Il Teatro Buce indulged in a screening of Errol Morris' Tabloid the other night. That's the one about hormone-poisoned former beauty queen who did or did not kidnap a Mormon missionary to make him her sex toy and I am shameless enough to say I enjoyed every moment of it. Not a shred of redeeming social value of course, unless you count it as instruction in how far the camera can press the outer limits of vulgar and tacky.
As it happens I watched it in the same room as I occupied to watch my first Errol Morris film 20-odd years ago--Thin Blue Line, about a wrongful death sentence. Let's stipulate that TBL had a ton of redeeming social value--saving, as it did, the life of an innocent man, but also exposing the moral bankruptcy of one slice of the criminal justice system.

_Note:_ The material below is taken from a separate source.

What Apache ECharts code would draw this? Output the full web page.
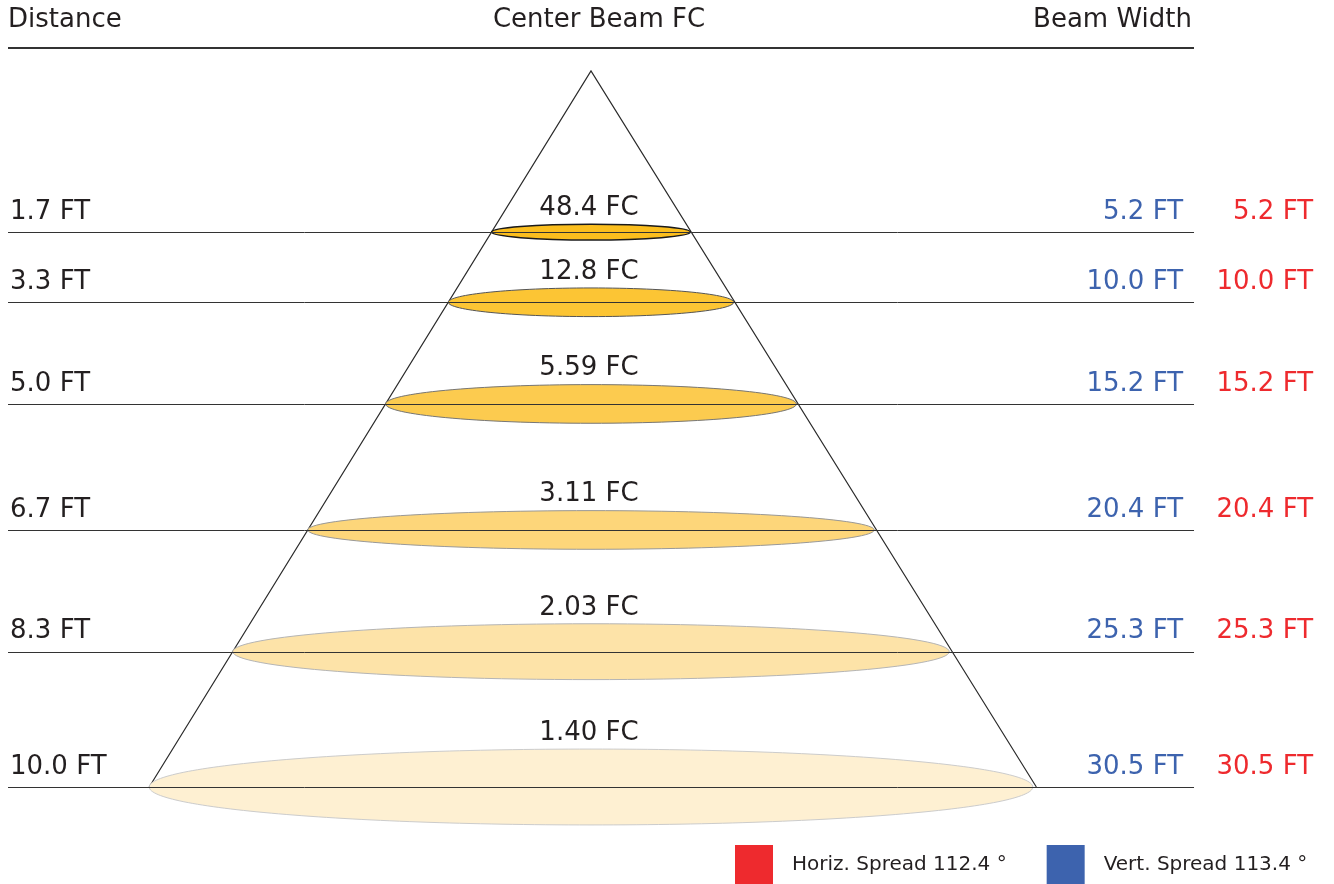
<!DOCTYPE html>
<html><head><meta charset="utf-8">
<script src="https://cdn.jsdelivr.net/npm/echarts@6/dist/echarts.min.js"></script>
<style>html,body{margin:0;padding:0;background:#fff}#c{width:1334px;height:884px}</style>
</head><body><div id="c"></div>
<script>
// ---- data ----
const distances = [1.7, 3.3, 5.0, 6.7, 8.3, 10.0];          // FT
const centerFC = [48.4, 12.8, 5.59, 3.11, 2.03, 1.40];      // FC
const vertWidth = [5.2, 10.0, 15.2, 20.4, 25.3, 30.5];      // FT (blue)
const horizWidth = [5.2, 10.0, 15.2, 20.4, 25.3, 30.5];     // FT (red)
const horizSpread = 112.4;
const vertSpread = 113.4;
const headers = ['Distance', 'Center Beam FC', 'Beam Width'];

// ---- layout (schematic diagram geometry, not data) ----
const rowDepth = [2.25, 3.23, 4.65, 6.41, 8.11, 10];
const ellipseHalfH = [0.11, 0.20, 0.27, 0.27, 0.39, 0.53];
const fills = ['#FBBE1E', '#FCC534', '#FCCB4F', '#FDD67A', '#FDE3A8', '#FEF0D2'];
const strokes = ['#1a1a1a', '#555555', '#777777', '#999999', '#b5b5b5', '#cccccc'];
const SLOPE = 0.617;
const LINE_L = -8.142, LINE_R = 8.422;
const FONT = 'DejaVu Sans';
const F26 = '26px "' + FONT + '"';
const TXT = '#231F20', BLUE = '#3D63AE', RED = '#EE2A2E';
const horizName = 'Horiz. Spread ' + horizSpread + ' °';
const vertName = 'Vert. Spread ' + vertSpread + ' °';

const rows = distances.map((d, i) => [i]);

function crisp(v) { return Math.round(v) + 0.5; }

function renderTriangle(params, api) {
  const apex = api.coord([0, 0]);
  const bl = api.coord([-SLOPE * 10, 10]);
  const br = api.coord([SLOPE * 10 + 0.05, 10]);
  return { type: 'polyline', shape: { points: [bl, apex, br] },
    style: { stroke: '#2a2a2a', lineWidth: 1.2, fill: null } };
}

function renderRow(params, api) {
  const i = api.value(0);
  const d = rowDepth[i];
  const c = api.coord([0, d]);
  const pL = api.coord([LINE_L, d]);
  const pR = api.coord([LINE_R, d]);
  const hw = api.size([SLOPE * d, 0])[0];
  const hh = api.size([0, ellipseHalfH[i]])[1];
  const y = crisp(c[1]);
  return { type: 'group', children: [
    { type: 'ellipse', shape: { cx: c[0], cy: c[1], rx: hw, ry: hh },
      style: { fill: fills[i], stroke: strokes[i], lineWidth: i === 0 ? 1.5 : 1 } },
    { type: 'line', shape: { x1: pL[0], y1: y, x2: pR[0], y2: y },
      style: { stroke: '#333', lineWidth: 1 } },
    { type: 'text', x: c[0] - 2, y: c[1] - hh - 16,
      style: { text: centerFC[i].toPrecision(3) + ' FC', align: 'center', verticalAlign: 'middle',
        font: F26, fill: TXT } },
    { type: 'text', x: pL[0] + 2, y: c[1] - 20,
      style: { text: distances[i].toFixed(1) + ' FT', align: 'left', verticalAlign: 'middle',
        font: F26, fill: TXT } }
  ] };
}

function makeWidthRenderer(arr, dx, color) {
  return function (params, api) {
    const i = api.value(0);
    const p = api.coord([LINE_R, rowDepth[i]]);
    return { type: 'text', x: p[0] + dx, y: p[1] - 20,
      style: { text: arr[i].toFixed(1) + ' FT', align: 'right', verticalAlign: 'middle',
        font: F26, fill: color } };
  };
}

const chart = echarts.init(document.getElementById('c'), null, { renderer: 'canvas' });
chart.setOption({
  animation: false,
  backgroundColor: '#fff',
  grid: { left: 0, right: 0, top: 71, bottom: 97 },
  xAxis: { type: 'value', min: -8.254, max: 10.377, show: false },
  yAxis: { type: 'value', min: 0, max: 10, inverse: true, show: false },
  legend: {
    left: 735, top: 845, padding: 0, itemWidth: 38, itemHeight: 40, itemGap: 40,
    icon: 'rect', selectedMode: false,
    textStyle: { fontFamily: FONT, fontSize: 20, color: TXT, padding: [0, 0, 8, 14] },
    data: [horizName, vertName]
  },
  graphic: [
    { type: 'text', x: 8, y: 20, style: { text: headers[0], font: F26, fill: TXT, align: 'left', verticalAlign: 'middle' } },
    { type: 'text', x: 599, y: 20, style: { text: headers[1], font: F26, fill: TXT, align: 'center', verticalAlign: 'middle' } },
    { type: 'text', x: 1192, y: 20, style: { text: headers[2], font: F26, fill: TXT, align: 'right', verticalAlign: 'middle' } },
    { type: 'line', shape: { x1: 8, y1: 48, x2: 1194, y2: 48 }, style: { stroke: '#333', lineWidth: 2 } }
  ],
  series: [
    { type: 'custom', name: 'cone', z: 1, renderItem: renderTriangle, data: [[0]], silent: true },
    { type: 'custom', name: 'rows', z: 2, renderItem: renderRow, data: rows, silent: true },
    { type: 'custom', name: horizName, z: 3, itemStyle: { color: RED },
      renderItem: makeWidthRenderer(horizWidth, 119, RED), data: rows },
    { type: 'custom', name: vertName, z: 3, itemStyle: { color: BLUE },
      renderItem: makeWidthRenderer(vertWidth, -11, BLUE), data: rows }
  ]
});
</script></body></html>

But there is an inconsistency in my own response on which I want to linger for a moment here. That is: I remember being uncomfortable with and irritated by so many of the manipulative production tricks in the earlier film, whereas I seem to be far less offended by the cruder and even more manipulative tricks of the later. What, exactly, is going on here? Am I just getting crass(er) in my old age? Does the sheer blatancy of the manipulation in the new item turn it all into comedy? Or is it that Morris and his ilk have dulled all our sensibilities: persuaded us that it really doesn't matter what you put into a "documentary," still its primary purpose is to entertain?
Still working on them. Meanwhile, it appears that one person who fails to see the humor is the star of the show (and a side issue: how the hell has she been paying the bills all these years?).